**Your goal**.
Transcribe the material word for word, but without the images.

**Source excerpt**.
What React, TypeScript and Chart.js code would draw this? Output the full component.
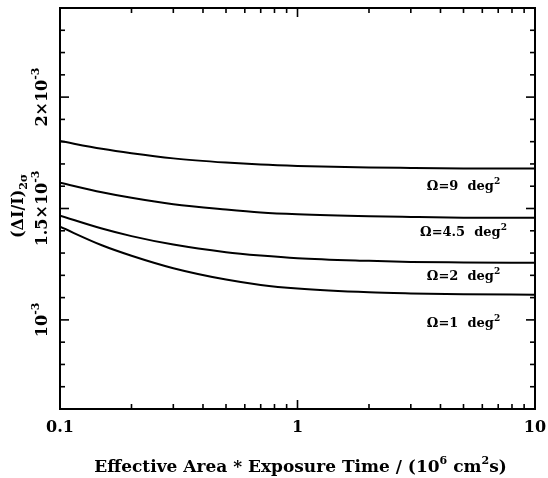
import { useEffect, useRef } from "react";
import { Chart, registerables } from "chart.js";

Chart.register(...registerables);

// Exposure (effective area * time) in units of 10^6 cm^2 s
const exposure = [0.1, 0.15, 0.2, 0.3, 0.5, 0.7, 1, 2, 3, 5, 10];

// 2-sigma fractional fluctuation for each sky solid angle
const sky9 = [1.803e-3, 1.768e-3, 1.748e-3, 1.725e-3, 1.706e-3, 1.697e-3, 1.691e-3, 1.684e-3, 1.682e-3, 1.68e-3, 1.679e-3];
const sky45 = [1.616e-3, 1.573e-3, 1.548e-3, 1.519e-3, 1.495e-3, 1.482e-3, 1.474e-3, 1.465e-3, 1.462e-3, 1.459e-3, 1.458e-3];
const sky2 = [1.468e-3, 1.41e-3, 1.376e-3, 1.338e-3, 1.304e-3, 1.289e-3, 1.277e-3, 1.265e-3, 1.26e-3, 1.258e-3, 1.256e-3];
const sky1 = [1.418e-3, 1.335e-3, 1.288e-3, 1.232e-3, 1.181e-3, 1.157e-3, 1.141e-3, 1.124e-3, 1.119e-3, 1.115e-3, 1.113e-3];

// Curve annotations
const curveNames = ["Ω=9", "Ω=4.5", "Ω=2", "Ω=1"];
const curveLabelX = 5;
const curveLabelY = [1.603e-3, 1.393e-3, 1.198e-3, 0.988e-3];

// Axis ranges and ticks
const xMin = 0.1;
const xMax = 10;
const yMin = 0.6e-3;
const yMax = 2.4e-3;
const xMajorTicks = [0.1, 1, 10];
const xMajorLabels = ["0.1", "1", "10"];
const xMinorTicks = [0.2, 0.3, 0.4, 0.5, 0.6, 0.7, 0.8, 0.9, 2, 3, 4, 5, 6, 7, 8, 9];
const yMajorTicks = [1e-3, 1.5e-3, 2e-3];
const yMajorLabels = ["10", "1.5×10", "2×10"];
const yLabelExponent = "-3";
const yMinorTicks = [0.6e-3, 0.7e-3, 0.8e-3, 0.9e-3, 1.1e-3, 1.2e-3, 1.3e-3, 1.4e-3, 1.6e-3, 1.7e-3, 1.8e-3, 1.9e-3, 2.1e-3, 2.2e-3, 2.3e-3, 2.4e-3];

const FONT = '"DejaVu Serif", serif';

type Part = { text: string; size: number; dy: number };

function drawParts(ctx: CanvasRenderingContext2D, parts: Part[], cx: number, baseline: number) {
  let total = 0;
  const widths = parts.map((p) => {
    ctx.font = `bold ${p.size}px ${FONT}`;
    const w = ctx.measureText(p.text).width;
    total += w;
    return w;
  });
  let x = cx - total / 2;
  ctx.textAlign = "left";
  ctx.textBaseline = "alphabetic";
  parts.forEach((p, i) => {
    ctx.font = `bold ${p.size}px ${FONT}`;
    ctx.fillText(p.text, x, baseline + p.dy);
    x += widths[i];
  });
}

const framePlugin = {
  id: "frameAndLabels",
  afterDraw(chart: any) {
    const { ctx, chartArea: a, scales } = chart;
    const xs = scales.x;
    const ys = scales.y;
    ctx.save();
    ctx.strokeStyle = "#000";
    ctx.fillStyle = "#000";

    // inward ticks on all four sides
    ctx.lineWidth = 1.6;
    const seg = (x1: number, y1: number, x2: number, y2: number) => {
      ctx.beginPath();
      ctx.moveTo(x1, y1);
      ctx.lineTo(x2, y2);
      ctx.stroke();
    };
    const xTick = (v: number, len: number) => {
      const px = xs.getPixelForValue(v);
      seg(px, a.bottom, px, a.bottom - len);
      seg(px, a.top, px, a.top + len);
    };
    const yTick = (v: number, len: number) => {
      const py = ys.getPixelForValue(v);
      seg(a.left, py, a.left + len, py);
      seg(a.right, py, a.right - len, py);
    };
    xMajorTicks.forEach((v) => xTick(v, 9));
    xMinorTicks.forEach((v) => xTick(v, 5));
    yMajorTicks.forEach((v) => yTick(v, 9));
    yMinorTicks.forEach((v) => yTick(v, 5));

    // frame
    ctx.lineWidth = 2;
    ctx.strokeRect(a.left, a.top, a.right - a.left, a.bottom - a.top);

    // x tick labels
    xMajorTicks.forEach((v, i) => {
      drawParts(ctx, [{ text: xMajorLabels[i], size: 16, dy: 0 }], xs.getPixelForValue(v), a.bottom + 23);
    });

    // x axis title
    drawParts(
      ctx,
      [
        { text: "Effective Area * Exposure Time / (10", size: 17, dy: 0 },
        { text: "6", size: 11, dy: -8 },
        { text: " cm", size: 17, dy: 0 },
        { text: "2", size: 11, dy: -8 },
        { text: "s)", size: 17, dy: 0 },
      ],
      (a.left + a.right) / 2 + 3,
      a.bottom + 63
    );

    // y tick labels (rotated)
    yMajorTicks.forEach((v, i) => {
      ctx.save();
      ctx.translate(a.left - 13, ys.getPixelForValue(v));
      ctx.rotate(-Math.PI / 2);
      drawParts(
        ctx,
        [
          { text: yMajorLabels[i], size: 16, dy: 0 },
          { text: yLabelExponent, size: 11, dy: -8 },
        ],
        0,
        0
      );
      ctx.restore();
    });

    // y axis title (rotated)
    ctx.save();
    ctx.translate(a.left - 37, 206);
    ctx.rotate(-Math.PI / 2);
    drawParts(
      ctx,
      [
        { text: "(ΔI/I)", size: 16, dy: 0 },
        { text: "2σ", size: 11, dy: 4 },
      ],
      0,
      0
    );
    ctx.restore();

    // curve annotations
    curveNames.forEach((name, i) => {
      drawParts(
        ctx,
        [
          { text: name + "  deg", size: 13, dy: 0 },
          { text: "2", size: 9, dy: -6 },
        ],
        xs.getPixelForValue(curveLabelX),
        ys.getPixelForValue(curveLabelY[i]) + 4
      );
    });

    ctx.restore();
  },
};

export default function App() {
  const canvasRef = useRef<HTMLCanvasElement | null>(null);

  useEffect(() => {
    const canvas = canvasRef.current;
    if (!canvas) return;
    const series = [sky9, sky45, sky2, sky1];
    const chart = new Chart(canvas, {
      type: "line",
      data: {
        datasets: series.map((s, k) => ({
          label: curveNames[k],
          data: exposure.map((x, i) => ({ x, y: s[i] })),
          borderColor: "#000",
          borderWidth: 2,
          pointRadius: 0,
          fill: false,
          cubicInterpolationMode: "monotone" as const,
        })),
      },
      options: {
        animation: false,
        responsive: false,
        devicePixelRatio: 1,
        events: [],
        layout: { padding: { left: 60, right: 13, top: 8, bottom: 69 } },
        plugins: { legend: { display: false }, tooltip: { enabled: false } },
        scales: {
          x: { type: "logarithmic", min: xMin, max: xMax, display: false },
          y: { type: "linear", min: yMin, max: yMax, display: false },
        },
      },
      plugins: [framePlugin],
    });
    return () => chart.destroy();
  }, []);

  return (
    <div style={{ position: "absolute", left: 0, top: 0, width: 548, height: 478, background: "#fff" }}>
      <canvas ref={canvasRef} width={548} height={478} />
    </div>
  );
}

**Expected answer**.
What React, TypeScript and Chart.js code would draw this? Output the full component.
import { useEffect, useRef } from "react";
import { Chart, registerables } from "chart.js";

Chart.register(...registerables);

// Exposure (effective area * time) in units of 10^6 cm^2 s
const exposure = [0.1, 0.15, 0.2, 0.3, 0.5, 0.7, 1, 2, 3, 5, 10];

// 2-sigma fractional fluctuation for each sky solid angle
const sky9 = [1.803e-3, 1.768e-3, 1.748e-3, 1.725e-3, 1.706e-3, 1.697e-3, 1.691e-3, 1.684e-3, 1.682e-3, 1.68e-3, 1.679e-3];
const sky45 = [1.616e-3, 1.573e-3, 1.548e-3, 1.519e-3, 1.495e-3, 1.482e-3, 1.474e-3, 1.465e-3, 1.462e-3, 1.459e-3, 1.458e-3];
const sky2 = [1.468e-3, 1.41e-3, 1.376e-3, 1.338e-3, 1.304e-3, 1.289e-3, 1.277e-3, 1.265e-3, 1.26e-3, 1.258e-3, 1.256e-3];
const sky1 = [1.418e-3, 1.335e-3, 1.288e-3, 1.232e-3, 1.181e-3, 1.157e-3, 1.141e-3, 1.124e-3, 1.119e-3, 1.115e-3, 1.113e-3];

// Curve annotations
const curveNames = ["Ω=9", "Ω=4.5", "Ω=2", "Ω=1"];
const curveLabelX = 5;
const curveLabelY = [1.603e-3, 1.393e-3, 1.198e-3, 0.988e-3];

// Axis ranges and ticks
const xMin = 0.1;
const xMax = 10;
const yMin = 0.6e-3;
const yMax = 2.4e-3;
const xMajorTicks = [0.1, 1, 10];
const xMajorLabels = ["0.1", "1", "10"];
const xMinorTicks = [0.2, 0.3, 0.4, 0.5, 0.6, 0.7, 0.8, 0.9, 2, 3, 4, 5, 6, 7, 8, 9];
const yMajorTicks = [1e-3, 1.5e-3, 2e-3];
const yMajorLabels = ["10", "1.5×10", "2×10"];
const yLabelExponent = "-3";
const yMinorTicks = [0.6e-3, 0.7e-3, 0.8e-3, 0.9e-3, 1.1e-3, 1.2e-3, 1.3e-3, 1.4e-3, 1.6e-3, 1.7e-3, 1.8e-3, 1.9e-3, 2.1e-3, 2.2e-3, 2.3e-3, 2.4e-3];

const FONT = '"DejaVu Serif", serif';

type Part = { text: string; size: number; dy: number };

function drawParts(ctx: CanvasRenderingContext2D, parts: Part[], cx: number, baseline: number) {
  let total = 0;
  const widths = parts.map((p) => {
    ctx.font = `bold ${p.size}px ${FONT}`;
    const w = ctx.measureText(p.text).width;
    total += w;
    return w;
  });
  let x = cx - total / 2;
  ctx.textAlign = "left";
  ctx.textBaseline = "alphabetic";
  parts.forEach((p, i) => {
    ctx.font = `bold ${p.size}px ${FONT}`;
    ctx.fillText(p.text, x, baseline + p.dy);
    x += widths[i];
  });
}

const framePlugin = {
  id: "frameAndLabels",
  afterDraw(chart: any) {
    const { ctx, chartArea: a, scales } = chart;
    const xs = scales.x;
    const ys = scales.y;
    ctx.save();
    ctx.strokeStyle = "#000";
    ctx.fillStyle = "#000";

    // inward ticks on all four sides
    ctx.lineWidth = 1.6;
    const seg = (x1: number, y1: number, x2: number, y2: number) => {
      ctx.beginPath();
      ctx.moveTo(x1, y1);
      ctx.lineTo(x2, y2);
      ctx.stroke();
    };
    const xTick = (v: number, len: number) => {
      const px = xs.getPixelForValue(v);
      seg(px, a.bottom, px, a.bottom - len);
      seg(px, a.top, px, a.top + len);
    };
    const yTick = (v: number, len: number) => {
      const py = ys.getPixelForValue(v);
      seg(a.left, py, a.left + len, py);
      seg(a.right, py, a.right - len, py);
    };
    xMajorTicks.forEach((v) => xTick(v, 9));
    xMinorTicks.forEach((v) => xTick(v, 5));
    yMajorTicks.forEach((v) => yTick(v, 9));
    yMinorTicks.forEach((v) => yTick(v, 5));

    // frame
    ctx.lineWidth = 2;
    ctx.strokeRect(a.left, a.top, a.right - a.left, a.bottom - a.top);

    // x tick labels
    xMajorTicks.forEach((v, i) => {
      drawParts(ctx, [{ text: xMajorLabels[i], size: 16, dy: 0 }], xs.getPixelForValue(v), a.bottom + 23);
    });

    // x axis title
    drawParts(
      ctx,
      [
        { text: "Effective Area * Exposure Time / (10", size: 17, dy: 0 },
        { text: "6", size: 11, dy: -8 },
        { text: " cm", size: 17, dy: 0 },
        { text: "2", size: 11, dy: -8 },
        { text: "s)", size: 17, dy: 0 },
      ],
      (a.left + a.right) / 2 + 3,
      a.bottom + 63
    );

    // y tick labels (rotated)
    yMajorTicks.forEach((v, i) => {
      ctx.save();
      ctx.translate(a.left - 13, ys.getPixelForValue(v));
      ctx.rotate(-Math.PI / 2);
      drawParts(
        ctx,
        [
          { text: yMajorLabels[i], size: 16, dy: 0 },
          { text: yLabelExponent, size: 11, dy: -8 },
        ],
        0,
        0
      );
      ctx.restore();
    });

    // y axis title (rotated)
    ctx.save();
    ctx.translate(a.left - 37, 206);
    ctx.rotate(-Math.PI / 2);
    drawParts(
      ctx,
      [
        { text: "(ΔI/I)", size: 16, dy: 0 },
        { text: "2σ", size: 11, dy: 4 },
      ],
      0,
      0
    );
    ctx.restore();

    // curve annotations
    curveNames.forEach((name, i) => {
      drawParts(
        ctx,
        [
          { text: name + "  deg", size: 13, dy: 0 },
          { text: "2", size: 9, dy: -6 },
        ],
        xs.getPixelForValue(curveLabelX),
        ys.getPixelForValue(curveLabelY[i]) + 4
      );
    });

    ctx.restore();
  },
};

export default function App() {
  const canvasRef = useRef<HTMLCanvasElement | null>(null);

  useEffect(() => {
    const canvas = canvasRef.current;
    if (!canvas) return;
    const series = [sky9, sky45, sky2, sky1];
    const chart = new Chart(canvas, {
      type: "line",
      data: {
        datasets: series.map((s, k) => ({
          label: curveNames[k],
          data: exposure.map((x, i) => ({ x, y: s[i] })),
          borderColor: "#000",
          borderWidth: 2,
          pointRadius: 0,
          fill: false,
          cubicInterpolationMode: "monotone" as const,
        })),
      },
      options: {
        animation: false,
        responsive: false,
        devicePixelRatio: 1,
        events: [],
        layout: { padding: { left: 60, right: 13, top: 8, bottom: 69 } },
        plugins: { legend: { display: false }, tooltip: { enabled: false } },
        scales: {
          x: { type: "logarithmic", min: xMin, max: xMax, display: false },
          y: { type: "linear", min: yMin, max: yMax, display: false },
        },
      },
      plugins: [framePlugin],
    });
    return () => chart.destroy();
  }, []);

  return (
    <div style={{ position: "absolute", left: 0, top: 0, width: 548, height: 478, background: "#fff" }}>
      <canvas ref={canvasRef} width={548} height={478} />
    </div>
  );
}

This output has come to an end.